Exercise description: Leave out the pictures and set down exactly the lines from the start of the listing through the one with "from matplotlib.colors import to_rgba", both included.
━━━ Provided material
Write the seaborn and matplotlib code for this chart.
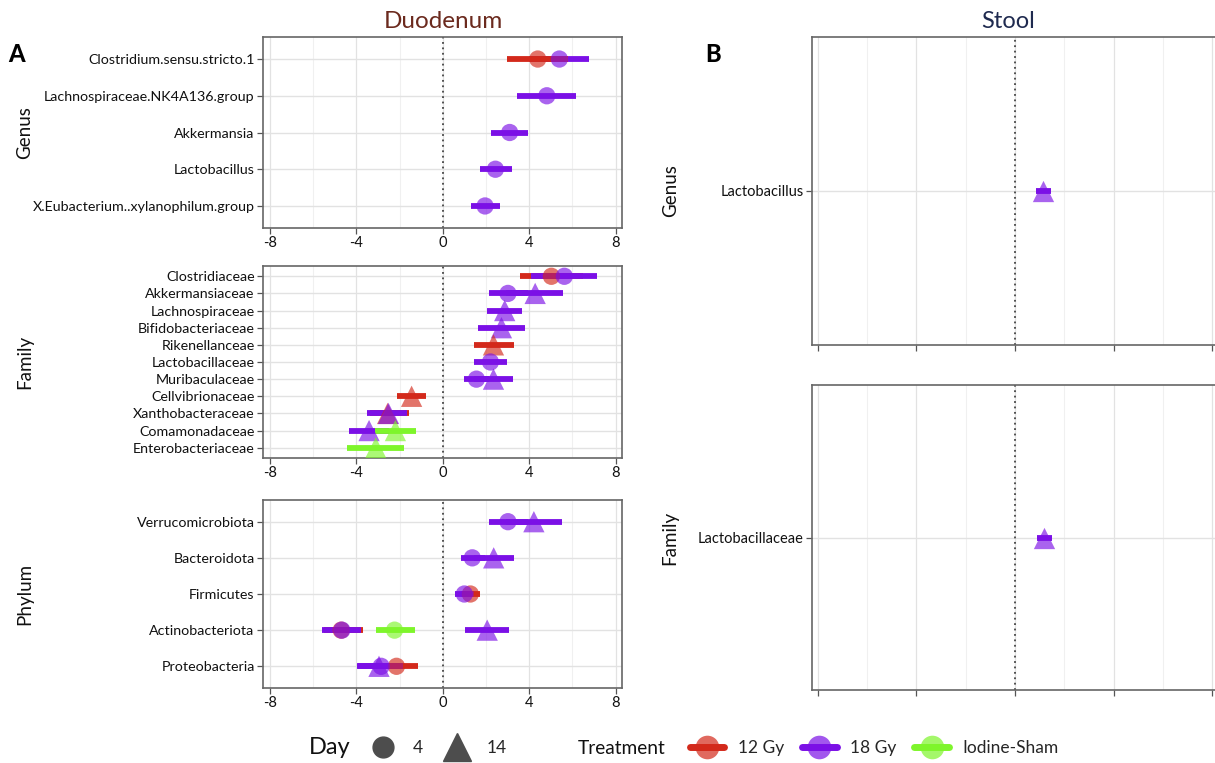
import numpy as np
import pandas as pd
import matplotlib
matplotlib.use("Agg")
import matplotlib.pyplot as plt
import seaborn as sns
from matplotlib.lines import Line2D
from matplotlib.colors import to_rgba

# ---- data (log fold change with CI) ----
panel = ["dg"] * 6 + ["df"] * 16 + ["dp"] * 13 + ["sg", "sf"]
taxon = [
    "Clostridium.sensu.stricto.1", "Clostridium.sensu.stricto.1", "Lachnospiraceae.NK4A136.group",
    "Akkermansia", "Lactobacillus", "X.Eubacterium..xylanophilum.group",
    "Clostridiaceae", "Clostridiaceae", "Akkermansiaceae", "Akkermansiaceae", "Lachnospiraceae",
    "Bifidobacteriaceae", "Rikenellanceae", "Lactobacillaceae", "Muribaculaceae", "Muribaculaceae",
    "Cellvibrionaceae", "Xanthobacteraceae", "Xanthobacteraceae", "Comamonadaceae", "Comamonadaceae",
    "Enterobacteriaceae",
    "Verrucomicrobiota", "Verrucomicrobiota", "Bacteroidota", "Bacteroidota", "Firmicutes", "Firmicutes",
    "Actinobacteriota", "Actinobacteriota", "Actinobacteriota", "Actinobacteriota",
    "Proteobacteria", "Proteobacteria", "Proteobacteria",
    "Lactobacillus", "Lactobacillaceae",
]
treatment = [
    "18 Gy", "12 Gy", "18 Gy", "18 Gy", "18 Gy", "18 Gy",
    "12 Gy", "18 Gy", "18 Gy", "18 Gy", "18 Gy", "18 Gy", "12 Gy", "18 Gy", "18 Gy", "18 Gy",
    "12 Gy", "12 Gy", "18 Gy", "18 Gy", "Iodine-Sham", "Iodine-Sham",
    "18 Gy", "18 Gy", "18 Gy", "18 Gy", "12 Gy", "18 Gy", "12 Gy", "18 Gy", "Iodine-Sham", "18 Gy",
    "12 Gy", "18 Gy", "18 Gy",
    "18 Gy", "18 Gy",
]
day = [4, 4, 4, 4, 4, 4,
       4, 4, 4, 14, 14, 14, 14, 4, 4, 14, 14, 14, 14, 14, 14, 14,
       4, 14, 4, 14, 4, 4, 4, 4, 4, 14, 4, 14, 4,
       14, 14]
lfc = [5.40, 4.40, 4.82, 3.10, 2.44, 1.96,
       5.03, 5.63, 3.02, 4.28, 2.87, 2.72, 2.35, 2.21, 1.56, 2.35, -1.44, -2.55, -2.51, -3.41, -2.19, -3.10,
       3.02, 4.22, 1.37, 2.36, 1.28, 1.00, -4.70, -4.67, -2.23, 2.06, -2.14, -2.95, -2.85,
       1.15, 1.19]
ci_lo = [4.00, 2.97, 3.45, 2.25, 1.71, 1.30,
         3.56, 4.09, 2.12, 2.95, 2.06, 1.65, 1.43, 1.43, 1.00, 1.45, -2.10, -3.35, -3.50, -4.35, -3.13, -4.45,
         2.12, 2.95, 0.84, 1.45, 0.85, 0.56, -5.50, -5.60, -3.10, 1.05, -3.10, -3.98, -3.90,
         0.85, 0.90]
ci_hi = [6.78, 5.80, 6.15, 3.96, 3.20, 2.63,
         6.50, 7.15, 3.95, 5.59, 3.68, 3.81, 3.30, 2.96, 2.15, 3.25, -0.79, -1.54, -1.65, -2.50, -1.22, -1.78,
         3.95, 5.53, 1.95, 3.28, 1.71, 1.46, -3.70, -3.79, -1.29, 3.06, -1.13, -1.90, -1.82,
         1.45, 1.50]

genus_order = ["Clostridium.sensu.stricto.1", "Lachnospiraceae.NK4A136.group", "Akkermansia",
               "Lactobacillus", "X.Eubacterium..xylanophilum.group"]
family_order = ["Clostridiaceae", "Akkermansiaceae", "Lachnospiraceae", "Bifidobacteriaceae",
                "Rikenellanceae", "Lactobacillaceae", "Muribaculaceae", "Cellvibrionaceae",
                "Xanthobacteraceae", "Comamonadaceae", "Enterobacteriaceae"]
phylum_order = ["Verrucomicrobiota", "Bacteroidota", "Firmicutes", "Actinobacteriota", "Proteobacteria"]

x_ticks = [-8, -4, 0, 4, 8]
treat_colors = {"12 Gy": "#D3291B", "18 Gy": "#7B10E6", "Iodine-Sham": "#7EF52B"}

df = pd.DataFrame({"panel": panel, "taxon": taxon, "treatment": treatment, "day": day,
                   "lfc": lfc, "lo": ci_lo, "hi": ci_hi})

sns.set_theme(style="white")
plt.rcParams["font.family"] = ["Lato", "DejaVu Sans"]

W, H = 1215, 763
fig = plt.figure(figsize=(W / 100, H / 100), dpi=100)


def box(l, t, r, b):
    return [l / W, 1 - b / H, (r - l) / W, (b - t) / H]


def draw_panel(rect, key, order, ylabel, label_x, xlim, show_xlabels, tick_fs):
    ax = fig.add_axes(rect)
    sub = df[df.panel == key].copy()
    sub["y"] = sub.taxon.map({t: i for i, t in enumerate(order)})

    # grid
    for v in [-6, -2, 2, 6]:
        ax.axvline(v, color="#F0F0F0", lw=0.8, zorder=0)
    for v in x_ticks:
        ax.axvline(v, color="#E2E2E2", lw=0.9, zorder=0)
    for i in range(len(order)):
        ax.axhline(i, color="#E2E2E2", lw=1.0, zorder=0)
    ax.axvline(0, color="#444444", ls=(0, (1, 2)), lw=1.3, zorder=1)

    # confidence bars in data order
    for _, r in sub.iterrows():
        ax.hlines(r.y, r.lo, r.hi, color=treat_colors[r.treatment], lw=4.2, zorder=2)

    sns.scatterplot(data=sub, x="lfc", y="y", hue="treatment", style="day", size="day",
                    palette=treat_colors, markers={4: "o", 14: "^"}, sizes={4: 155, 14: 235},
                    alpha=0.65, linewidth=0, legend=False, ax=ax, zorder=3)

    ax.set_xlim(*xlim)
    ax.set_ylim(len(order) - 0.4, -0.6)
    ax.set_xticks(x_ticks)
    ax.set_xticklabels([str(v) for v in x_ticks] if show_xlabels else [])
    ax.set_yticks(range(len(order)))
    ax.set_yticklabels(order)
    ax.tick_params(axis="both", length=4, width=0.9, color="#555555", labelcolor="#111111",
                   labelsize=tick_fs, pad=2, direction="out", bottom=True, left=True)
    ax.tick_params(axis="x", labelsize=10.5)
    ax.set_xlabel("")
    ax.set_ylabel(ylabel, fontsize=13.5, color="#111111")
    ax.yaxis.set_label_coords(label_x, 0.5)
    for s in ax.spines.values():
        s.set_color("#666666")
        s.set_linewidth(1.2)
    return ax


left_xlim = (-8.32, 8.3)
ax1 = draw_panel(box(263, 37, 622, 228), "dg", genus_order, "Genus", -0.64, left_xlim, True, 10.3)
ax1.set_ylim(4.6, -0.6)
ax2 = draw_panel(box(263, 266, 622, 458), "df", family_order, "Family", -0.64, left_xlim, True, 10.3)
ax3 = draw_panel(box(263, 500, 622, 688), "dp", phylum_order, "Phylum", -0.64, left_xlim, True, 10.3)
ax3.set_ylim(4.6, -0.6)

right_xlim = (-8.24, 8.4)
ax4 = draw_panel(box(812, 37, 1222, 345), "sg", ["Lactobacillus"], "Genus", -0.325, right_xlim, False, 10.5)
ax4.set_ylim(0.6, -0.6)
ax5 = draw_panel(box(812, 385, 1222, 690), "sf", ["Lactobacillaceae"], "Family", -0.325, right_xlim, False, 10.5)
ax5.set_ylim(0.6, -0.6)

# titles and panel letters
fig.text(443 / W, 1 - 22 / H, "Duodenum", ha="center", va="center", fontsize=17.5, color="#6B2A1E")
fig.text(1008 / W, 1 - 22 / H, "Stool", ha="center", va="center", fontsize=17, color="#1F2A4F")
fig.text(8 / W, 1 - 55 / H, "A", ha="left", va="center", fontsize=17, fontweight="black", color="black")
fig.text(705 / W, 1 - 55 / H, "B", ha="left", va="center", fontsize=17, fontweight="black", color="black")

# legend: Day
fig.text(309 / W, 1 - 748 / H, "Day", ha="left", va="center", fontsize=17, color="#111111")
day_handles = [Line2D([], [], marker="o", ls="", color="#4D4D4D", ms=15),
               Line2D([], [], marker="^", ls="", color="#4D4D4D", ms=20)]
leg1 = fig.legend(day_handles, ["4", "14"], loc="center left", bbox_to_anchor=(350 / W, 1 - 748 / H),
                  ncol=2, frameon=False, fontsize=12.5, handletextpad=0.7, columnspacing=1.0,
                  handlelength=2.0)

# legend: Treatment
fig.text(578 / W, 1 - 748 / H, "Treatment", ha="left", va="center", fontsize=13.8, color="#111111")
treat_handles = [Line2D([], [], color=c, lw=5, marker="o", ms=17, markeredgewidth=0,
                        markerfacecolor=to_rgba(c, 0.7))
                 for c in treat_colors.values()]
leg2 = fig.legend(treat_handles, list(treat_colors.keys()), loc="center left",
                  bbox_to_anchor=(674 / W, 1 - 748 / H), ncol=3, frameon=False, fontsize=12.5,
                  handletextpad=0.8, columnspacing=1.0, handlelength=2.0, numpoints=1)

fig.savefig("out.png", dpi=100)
━━━━━━
Response for this exercise:
Write the seaborn and matplotlib code for this chart.
import numpy as np
import pandas as pd
import matplotlib
matplotlib.use("Agg")
import matplotlib.pyplot as plt
import seaborn as sns
from matplotlib.lines import Line2D
from matplotlib.colors import to_rgba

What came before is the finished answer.